• Work required
Begin with the first line and repeat exactly through the line containing "299, 297, 294]"; leave every image out.

• Data shown

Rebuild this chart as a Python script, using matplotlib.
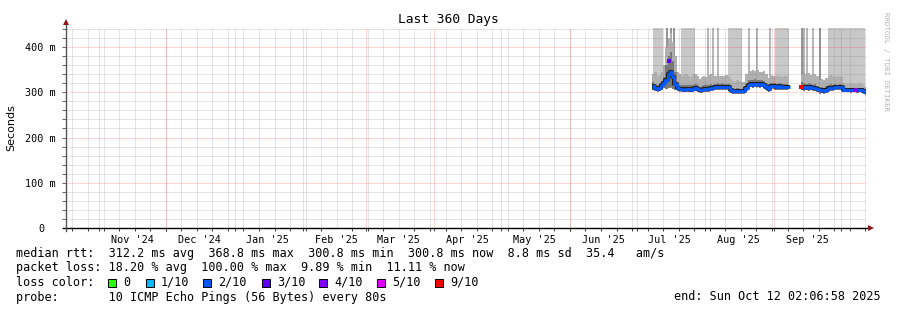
import numpy as np
import pandas as pd
import matplotlib
matplotlib.use("Agg")
import matplotlib.pyplot as plt
import matplotlib.transforms as mtrans
from matplotlib.patches import Rectangle

W, H = 897, 310
nan = np.nan
MONO = "DejaVu Sans Mono"

# ---------------- data ----------------
title = "Last 360 Days"
ylabel = "Seconds"
end_time = pd.Timestamp("2025-10-12 02:06:58")
start_time = end_time - pd.Timedelta(days=360)

days = pd.date_range("2025-07-08", "2025-10-12", freq="D")

# median rtt (ms), one value per day
median_jul = [314, 309, 307, 310, 315, 320, 327, 340, 344, 333, 318, 310, 307, 308, 306, 308,
              307, 306, 308, 309, 307, 304, 305, 307]
median_aug = [308, 307, 309, 310, 311, 312, 311, 312, 311, 311, 312, 306, 303, 302, 303, 302,
              303, 302, 309, 317, 318, 317, 319, 318, 317, 318, 316, 312, 308, 313, 314]
median_sep = [313, 312, 313, 312, 311, 312, 311, nan, nan, nan, nan, nan, 311, 310, 311, 310,
              311, 310, 309, 307, 304, 305, 303, 306, 309, 310, 310, 311, 311, 312]
median_oct = [311, 306, 306, 306, 305, 306, 306, 305, 306, 305, 303, 300]

# smoke: lowest ping, top of dark band, top of light band (ms)
smoke_lo_jul = [306, 302, 301, 303, 306, 309, 308, 310, 312, 308, 306, 303, 301, 302, 300, 301,
                300, 300, 301, 302, 300, 298, 299, 300]
smoke_lo_aug = [301, 300, 302, 303, 304, 305, 304, 305, 304, 304, 305, 299, 297, 296, 297, 296,
                297, 296, 302, 310, 311, 310, 312, 311, 310, 311, 309, 305, 301, 306, 307]
smoke_lo_sep = [306, 305, 306, 305, 304, 305, 304, nan, nan, nan, nan, nan, 304, 303, 304, 303,
                304, 303, 302, 300, 297, 298, 296, 299, 302, 303, 303, 304, 304, 305]
smoke_lo_oct = [304, 300, 300, 300, 299, 300, 300, 299, 300, 299, 297, 294]

smoke_mid_jul = [322, 318, 315, 318, 324, 334, 360, 380, 390, 370, 345, 320, 317, 317, 315, 317,
                 316, 315, 317, 318, 315, 312, 313, 315]
smoke_mid_aug = [315, 316, 318, 317, 318, 320, 319, 320, 318, 319, 319, 313, 309, 308, 309, 308,
                 308, 307, 318, 326, 328, 327, 329, 328, 326, 327, 325, 320, 315, 320, 321]
smoke_mid_sep = [320, 319, 320, 318, 319, 319, 317, nan, nan, nan, nan, nan, 322, 320, 319, 320,
                 318, 317, 318, 314, 310, 311, 309, 313, 317, 318, 317, 318, 317, 319]
smoke_mid_oct = [317, 311, 310, 310, 309, 310, 310, 309, 310, 309, 307, 303]

smoke_hi_jul = [340, 345, 335, 338, 345, 360, 400, 420, 430, 410, 380, 345, 340, 335, 338, 340,
                336, 334, 338, 340, 335, 330, 333, 336]
smoke_hi_aug = [334, 338, 340, 336, 335, 338, 337, 336, 335, 338, 336, 330, 325, 322, 326, 324,
                323, 322, 340, 345, 348, 350, 346, 349, 345, 344, 346, 340, 332, 338, 336]
smoke_hi_sep = [337, 335, 336, 334, 337, 335, 333, nan, nan, nan, nan, nan, 340, 345, 340, 342,
                338, 335, 340, 336, 328, 330, 327, 332, 335, 338, 336, 334, 335, 337]
smoke_hi_oct = [333, 320, 318, 319, 320, 318, 319, 318, 320, 319, 317, 312]

# periods where single pings went off the top of the graph
outlier_start = ["2025-07-08 12:00", "2025-07-20 19:00", "2025-08-11 00:00",
                 "2025-09-01 04:00", "2025-09-25 10:00"]
outlier_end = ["2025-07-13 00:00", "2025-07-27 08:00", "2025-08-17 08:00",
               "2025-09-07 12:00", "2025-10-12 02:06"]
spike_dates = ["2025-07-14 22:00", "2025-07-16 07:00", "2025-07-17 17:00",
               "2025-08-02 02:00", "2025-08-04 08:00", "2025-08-06 14:00",
               "2025-08-20 17:00", "2025-08-24 07:00", "2025-08-30 02:00",
               "2025-09-13 12:00", "2025-09-14 12:00", "2025-09-15 17:00",
               "2025-09-18 10:00", "2025-09-21 10:00"]
spike_dark = [True, True, True, False, False, False, False, False, False,
              True, False, False, False, True]

# median points drawn in another loss colour
mark_dates = ["2025-07-15 18:00", "2025-09-13 06:00", "2025-10-08 00:00"]
mark_ms = [368.8, 311, 305]
mark_level = [3, 6, 4]

loss_labels = ["0", "1/10", "2/10", "3/10", "4/10", "5/10", "9/10"]
loss_colors = ["#26ff00", "#00b8ff", "#0059ff", "#5e00ff", "#7e00ff", "#dd00ff", "#ff0000"]
line_level = 2

ytick_vals = [0, 0.1, 0.2, 0.3, 0.4]
ytick_labels = ["0", "100 m", "200 m", "300 m", "400 m"]

rtt_title = "median rtt:"
rtt_stats = ["312.2 ms avg", "368.8 ms max", "300.8 ms min", "300.8 ms now", "8.8 ms sd",
             "35.4", "am/s"]
loss_title = "packet loss:"
loss_stats = ["18.20 % avg", "100.00 % max", "9.89 % min", "11.11 % now"]
color_title = "loss color:"
probe_title = "probe:"
probe_text = "10 ICMP Echo Pings (56 Bytes) every 80s"
end_text = "end: Sun Oct 12 02:06:58 2025"
credit = "RRDTOOL / TOBI OETIKER"

# ---------------- assemble ----------------
median = np.array(median_jul + median_aug + median_sep + median_oct, float) / 1000
s_lo = np.array(smoke_lo_jul + smoke_lo_aug + smoke_lo_sep + smoke_lo_oct, float) / 1000
s_mid = np.array(smoke_mid_jul + smoke_mid_aug + smoke_mid_sep + smoke_mid_oct, float) / 1000
s_hi = np.array(smoke_hi_jul + smoke_hi_aug + smoke_hi_sep + smoke_hi_oct, float) / 1000
assert len(median) == len(days) == len(s_lo) == len(s_mid) == len(s_hi)

x = list(days) + [end_time]
def ext(a):
    return np.append(a, a[-1])

YTOP = 0.4431

fig = plt.figure(figsize=(W / 100, H / 100), dpi=100)
fig.patch.set_facecolor("white")
ax = fig.add_axes([66 / W, (H - 228) / H, (865.5 - 66) / W, (228 - 27.5) / H])
ax.set_xlim(start_time, end_time)
ax.set_ylim(0, YTOP)
for s in ax.spines.values():
    s.set_visible(False)

# outlier bars and spikes
for a, b in zip(outlier_start, outlier_end):
    ax.fill_between([pd.Timestamp(a), pd.Timestamp(b)], 0.31, YTOP, color="#c8c8c8",
                    lw=0, zorder=1)
for d, dk in zip(spike_dates, spike_dark):
    ax.vlines(pd.Timestamp(d), 0.31, YTOP, color="#8a8a8a" if dk else "#b0b0b0",
              lw=1.3, zorder=1.2)

# smoke
ax.fill_between(x, ext(s_lo), ext(s_hi), step="post", color="#b0b0b0", lw=0, zorder=1.5)
ax.fill_between(x, ext(s_lo), ext(s_mid), step="post", color="#787878", lw=0, zorder=1.6)

# grid (dotted, drawn over the smoke like rrdtool)
months = pd.date_range("2024-11-01", "2025-10-01", freq="MS")
sundays = pd.date_range(start_time.normalize(), end_time, freq="W-SUN")
dot = (0, (1, 1))
minor_col = (0.5, 0.5, 0.5, 0.42)
major_col = (1.0, 0.0, 0.0, 0.33)
for d in sundays:
    ax.axvline(d, color=minor_col, lw=0.72, ls=dot, zorder=3)
for v in np.arange(0.02, YTOP, 0.02):
    if abs(v * 10 - round(v * 10)) > 1e-6:
        ax.axhline(v, color=minor_col, lw=0.72, ls=dot, zorder=3)
for d in months:
    ax.axvline(d, color=major_col, lw=0.72, ls=dot, zorder=3.1)
for v in ytick_vals[1:]:
    ax.axhline(v, color=major_col, lw=0.72, ls=dot, zorder=3.1)

# median line
ax.plot(x, ext(median), drawstyle="steps-post", color="#202020", lw=2.9, zorder=4,
        solid_capstyle="butt")
ax.plot(x, ext(median), drawstyle="steps-post", color=loss_colors[line_level], lw=2.1,
        zorder=4.1, solid_capstyle="butt")
for d, v, lv in zip(mark_dates, mark_ms, mark_level):
    ax.plot([pd.Timestamp(d)], [v / 1000], marker="s", ms=2.3, mew=0,
            color=loss_colors[lv], zorder=4.2)

# ticks
ax.set_yticks(ytick_vals)
ax.set_yticklabels(ytick_labels, family=MONO, fontsize=7.3)
ax.set_yticks([v for v in np.arange(0.02, YTOP, 0.02)], minor=True)
ax.tick_params(axis="y", which="both", direction="out", length=3, width=0.7,
               color="#606060", pad=4.5)
ax.tick_params(axis="y", which="minor", labelleft=False)
lbl0 = ax.yaxis.get_major_ticks()[0].label1
lbl0.set_transform(lbl0.get_transform() + mtrans.ScaledTranslation(-0.11, 0, fig.dpi_scale_trans))

label_dates = [d + pd.Timedelta(days=15) for d in months if d + pd.Timedelta(days=15) < end_time]
ax.set_xticks(label_dates)
ax.set_xticklabels([d.strftime("%b '%y") for d in label_dates], family=MONO, fontsize=7.3)
ax.tick_params(axis="x", which="major", length=0, pad=5)
ax.set_xticks(list(months) + list(sundays), minor=True)
ax.tick_params(axis="x", which="minor", direction="out", length=2.5, width=0.7,
               color="#404040")

# axis lines with arrows
ax.plot([-3.5 / 799.5, 1.0055], [0, 0], color="black", lw=1, transform=ax.transAxes,
        clip_on=False, zorder=6)
ax.plot([1.0075], [0], marker=">", ms=4, color="#8b1a1a", mew=0, transform=ax.transAxes,
        clip_on=False, zorder=7)
ax.plot([0, 0], [-3 / 200.5, 1.02], color="#555555", lw=1, transform=ax.transAxes,
        clip_on=False, zorder=6)
ax.plot([0], [1.028], marker="^", ms=4, color="#8b1a1a", mew=0, transform=ax.transAxes,
        clip_on=False, zorder=7)

# texts
def fx(px):
    return px / W
def fy(py):
    return 1 - py / H

fig.text(fx(448), fy(19.5), title, ha="center", va="center", family=MONO, fontsize=9.3)
fig.text(fx(11), fy(127.5), ylabel, ha="center", va="center", rotation=90,
         family="DejaVu Sans", fontsize=8)
fig.text(fx(886), fy(61), credit, ha="center", va="center", rotation=270,
         family=MONO, fontsize=5.3, color="#b4b4b4")

LEG = 8.5
row1 = rtt_title + "  " + "  ".join(rtt_stats[:6]) + "   " + rtt_stats[6]
row2 = loss_title + " " + "  ".join(loss_stats)
row4 = probe_title.ljust(13) + probe_text
fig.text(fx(16), fy(254), row1, ha="left", va="center", family=MONO, fontsize=LEG)
fig.text(fx(16), fy(268), row2, ha="left", va="center", family=MONO, fontsize=LEG)
fig.text(fx(16), fy(297), row4, ha="left", va="center", family=MONO, fontsize=LEG)

box_x = [108, 146, 203, 262, 319, 377, 435]
fig.text(fx(16), fy(282), color_title, ha="left", va="center", family=MONO, fontsize=LEG)
for px, lab, col in zip(box_x, loss_labels, loss_colors):
    fig.add_artist(Rectangle((fx(px), fy(286.5)), 7.5 / W, 7.5 / H, transform=fig.transFigure,
                             facecolor=col, edgecolor="black", lw=0.7))
    fig.text(fx(px + 15), fy(282), lab, ha="left", va="center", family=MONO, fontsize=LEG)

fig.text(fx(880.5), fy(297), end_text, ha="right", va="center", family=MONO, fontsize=LEG)

fig.savefig("out.png", dpi=100, facecolor="white")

• The result
Rebuild this chart as a Python script, using matplotlib.
import numpy as np
import pandas as pd
import matplotlib
matplotlib.use("Agg")
import matplotlib.pyplot as plt
import matplotlib.transforms as mtrans
from matplotlib.patches import Rectangle

W, H = 897, 310
nan = np.nan
MONO = "DejaVu Sans Mono"

# ---------------- data ----------------
title = "Last 360 Days"
ylabel = "Seconds"
end_time = pd.Timestamp("2025-10-12 02:06:58")
start_time = end_time - pd.Timedelta(days=360)

days = pd.date_range("2025-07-08", "2025-10-12", freq="D")

# median rtt (ms), one value per day
median_jul = [314, 309, 307, 310, 315, 320, 327, 340, 344, 333, 318, 310, 307, 308, 306, 308,
              307, 306, 308, 309, 307, 304, 305, 307]
median_aug = [308, 307, 309, 310, 311, 312, 311, 312, 311, 311, 312, 306, 303, 302, 303, 302,
              303, 302, 309, 317, 318, 317, 319, 318, 317, 318, 316, 312, 308, 313, 314]
median_sep = [313, 312, 313, 312, 311, 312, 311, nan, nan, nan, nan, nan, 311, 310, 311, 310,
              311, 310, 309, 307, 304, 305, 303, 306, 309, 310, 310, 311, 311, 312]
median_oct = [311, 306, 306, 306, 305, 306, 306, 305, 306, 305, 303, 300]

# smoke: lowest ping, top of dark band, top of light band (ms)
smoke_lo_jul = [306, 302, 301, 303, 306, 309, 308, 310, 312, 308, 306, 303, 301, 302, 300, 301,
                300, 300, 301, 302, 300, 298, 299, 300]
smoke_lo_aug = [301, 300, 302, 303, 304, 305, 304, 305, 304, 304, 305, 299, 297, 296, 297, 296,
                297, 296, 302, 310, 311, 310, 312, 311, 310, 311, 309, 305, 301, 306, 307]
smoke_lo_sep = [306, 305, 306, 305, 304, 305, 304, nan, nan, nan, nan, nan, 304, 303, 304, 303,
                304, 303, 302, 300, 297, 298, 296, 299, 302, 303, 303, 304, 304, 305]
smoke_lo_oct = [304, 300, 300, 300, 299, 300, 300, 299, 300, 299, 297, 294]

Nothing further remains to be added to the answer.